§ **To do**: Your task is to repeat the entries word for word while leaving out the pictures.
=-=-=
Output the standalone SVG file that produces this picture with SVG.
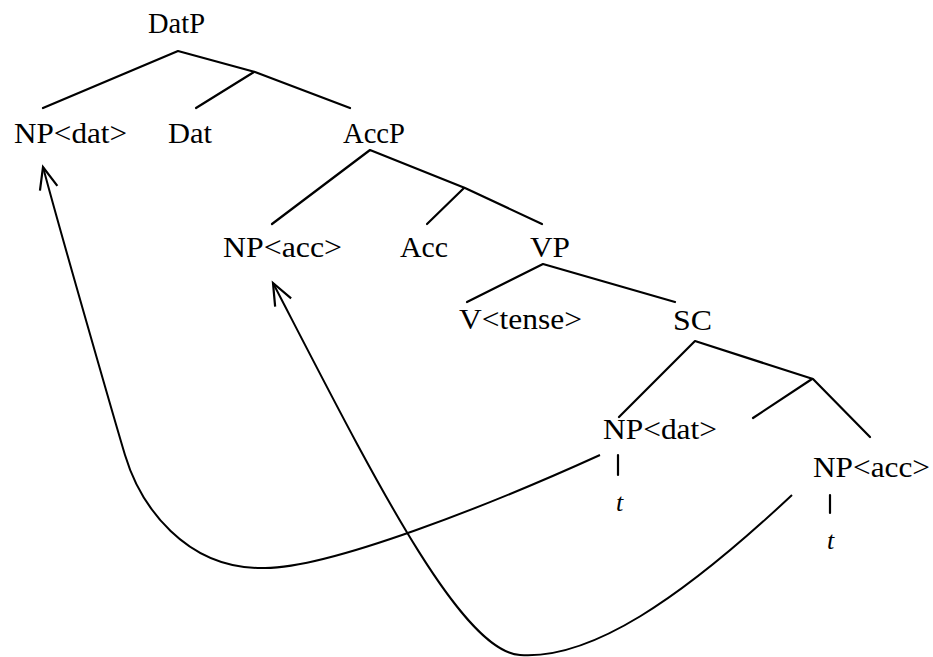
<svg xmlns="http://www.w3.org/2000/svg" width="933" height="657" viewBox="0 0 933 657">
  <style>
    .lbl { font-family: "Liberation Serif", "Times New Roman", serif; font-size: 29px; fill: #000; }
    .tr { font-family: "Liberation Serif", "Times New Roman", serif; font-size: 26px; font-style: italic; fill: #000; }
    .edge { stroke: #000; stroke-width: 2.2; fill: none; stroke-linecap: round; stroke-linejoin: round; }
    .move { stroke: #000; stroke-width: 2; fill: none; }
  </style>
  <defs>
    <marker id="arrow" markerUnits="userSpaceOnUse" viewBox="-26 -12 30 24" refX="0" refY="0" markerWidth="30" markerHeight="24" orient="auto" overflow="visible">
      <path d="M -22 -9 L 0 0 L -22 9" fill="none" stroke="#000" stroke-width="2.2"/>
    </marker>
  </defs>
  <rect width="933" height="657" fill="#fff"/>

  <g id="DatP"><text class="lbl" x="148" y="33" textLength="57" lengthAdjust="spacingAndGlyphs">DatP</text></g>
  <g id="NPdat1"><text class="lbl" x="14" y="143" textLength="113" lengthAdjust="spacingAndGlyphs">NP&lt;dat&gt;</text></g>
  <g id="Dat"><text class="lbl" x="168" y="143" textLength="44" lengthAdjust="spacingAndGlyphs">Dat</text></g>
  <g id="AccP"><text class="lbl" x="343" y="143" textLength="62" lengthAdjust="spacingAndGlyphs">AccP</text></g>
  <g id="NPacc1"><text class="lbl" x="223" y="257" textLength="119" lengthAdjust="spacingAndGlyphs">NP&lt;acc&gt;</text></g>
  <g id="Acc"><text class="lbl" x="400" y="257" textLength="48" lengthAdjust="spacingAndGlyphs">Acc</text></g>
  <g id="VP"><text class="lbl" x="530" y="257" textLength="40" lengthAdjust="spacingAndGlyphs">VP</text></g>
  <g id="Vtense"><text class="lbl" x="459" y="329" textLength="123" lengthAdjust="spacingAndGlyphs">V&lt;tense&gt;</text></g>
  <g id="SC"><text class="lbl" x="673" y="330" textLength="39" lengthAdjust="spacingAndGlyphs">SC</text></g>
  <g id="NPdat2"><text class="lbl" x="603" y="439" textLength="114" lengthAdjust="spacingAndGlyphs">NP&lt;dat&gt;</text></g>
  <g id="NPacc2"><text class="lbl" x="813" y="477" textLength="117" lengthAdjust="spacingAndGlyphs">NP&lt;acc&gt;</text></g>
  <g id="t1"><text class="tr" x="616" y="511">t</text></g>
  <g id="t2"><text class="tr" x="827" y="549">t</text></g>

  <g id="connectors">
    <!-- DatP -->
    <path class="edge" d="M 43 108 L 178 51 L 255 72 L 350 108"/>
    <path class="edge" d="M 254 72 L 196 108"/>
    <!-- AccP -->
    <path class="edge" d="M 272 224 L 370 150 L 465 188 L 542 224"/>
    <path class="edge" d="M 464 188 L 427 224"/>
    <!-- VP -->
    <path class="edge" d="M 467 302 L 543 264 L 675 302"/>
    <!-- SC -->
    <path class="edge" d="M 619 417 L 695 341 L 813 379 L 870 437"/>
    <path class="edge" d="M 812 379 L 753 418"/>
    <!-- trace bars -->
    <path class="edge" d="M 618 455 L 618 475"/>
    <path class="edge" d="M 830 495 L 830 513"/>
    <!-- movement arrows -->
    <path class="move" d="M 600 455 C 490 505, 330 568, 265 568 C 185 570, 140 505, 125 455 C 116 425, 60 231, 43 167" marker-end="url(#arrow)"/>
    <path class="move" d="M 792 495 C 680 600, 590 660, 520 655 C 460 652, 370 470, 273 283" marker-end="url(#arrow)"/>
  </g>
</svg>
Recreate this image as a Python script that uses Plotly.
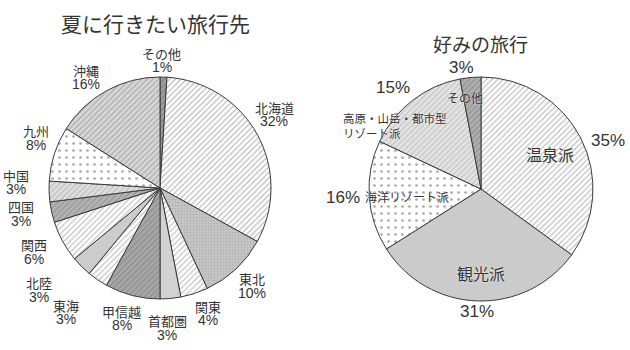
=-=-=
§ **Written solution**:
Output the standalone SVG file that produces this picture with SVG.
<svg xmlns="http://www.w3.org/2000/svg" width="933" height="657" viewBox="0 0 933 657">
  <style>
    .lbl { font-family: "Liberation Serif", "Times New Roman", serif; font-size: 29px; fill: #000; }
    .tr { font-family: "Liberation Serif", "Times New Roman", serif; font-size: 26px; font-style: italic; fill: #000; }
    .edge { stroke: #000; stroke-width: 2.2; fill: none; stroke-linecap: round; stroke-linejoin: round; }
    .move { stroke: #000; stroke-width: 2; fill: none; }
  </style>
  <defs>
    <marker id="arrow" markerUnits="userSpaceOnUse" viewBox="-26 -12 30 24" refX="0" refY="0" markerWidth="30" markerHeight="24" orient="auto" overflow="visible">
      <path d="M -22 -9 L 0 0 L -22 9" fill="none" stroke="#000" stroke-width="2.2"/>
    </marker>
  </defs>
  <rect width="933" height="657" fill="#fff"/>

  <g id="DatP"><text class="lbl" x="148" y="33" textLength="57" lengthAdjust="spacingAndGlyphs">DatP</text></g>
  <g id="NPdat1"><text class="lbl" x="14" y="143" textLength="113" lengthAdjust="spacingAndGlyphs">NP&lt;dat&gt;</text></g>
  <g id="Dat"><text class="lbl" x="168" y="143" textLength="44" lengthAdjust="spacingAndGlyphs">Dat</text></g>
  <g id="AccP"><text class="lbl" x="343" y="143" textLength="62" lengthAdjust="spacingAndGlyphs">AccP</text></g>
  <g id="NPacc1"><text class="lbl" x="223" y="257" textLength="119" lengthAdjust="spacingAndGlyphs">NP&lt;acc&gt;</text></g>
  <g id="Acc"><text class="lbl" x="400" y="257" textLength="48" lengthAdjust="spacingAndGlyphs">Acc</text></g>
  <g id="VP"><text class="lbl" x="530" y="257" textLength="40" lengthAdjust="spacingAndGlyphs">VP</text></g>
  <g id="Vtense"><text class="lbl" x="459" y="329" textLength="123" lengthAdjust="spacingAndGlyphs">V&lt;tense&gt;</text></g>
  <g id="SC"><text class="lbl" x="673" y="330" textLength="39" lengthAdjust="spacingAndGlyphs">SC</text></g>
  <g id="NPdat2"><text class="lbl" x="603" y="439" textLength="114" lengthAdjust="spacingAndGlyphs">NP&lt;dat&gt;</text></g>
  <g id="NPacc2"><text class="lbl" x="813" y="477" textLength="117" lengthAdjust="spacingAndGlyphs">NP&lt;acc&gt;</text></g>
  <g id="t1"><text class="tr" x="616" y="511">t</text></g>
  <g id="t2"><text class="tr" x="827" y="549">t</text></g>

  <g id="connectors">
    <!-- DatP -->
    <path class="edge" d="M 43 108 L 178 51 L 255 72 L 350 108"/>
    <path class="edge" d="M 254 72 L 196 108"/>
    <!-- AccP -->
    <path class="edge" d="M 272 224 L 370 150 L 465 188 L 542 224"/>
    <path class="edge" d="M 464 188 L 427 224"/>
    <!-- VP -->
    <path class="edge" d="M 467 302 L 543 264 L 675 302"/>
    <!-- SC -->
    <path class="edge" d="M 619 417 L 695 341 L 813 379 L 870 437"/>
    <path class="edge" d="M 812 379 L 753 418"/>
    <!-- trace bars -->
    <path class="edge" d="M 618 455 L 618 475"/>
    <path class="edge" d="M 830 495 L 830 513"/>
    <!-- movement arrows -->
    <path class="move" d="M 600 455 C 490 505, 330 568, 265 568 C 185 570, 140 505, 125 455 C 116 425, 60 231, 43 167" marker-end="url(#arrow)"/>
    <path class="move" d="M 792 495 C 680 600, 590 660, 520 655 C 460 652, 370 470, 273 283" marker-end="url(#arrow)"/>
  </g>
</svg>
Recreate this image as a Python script that uses Plotly.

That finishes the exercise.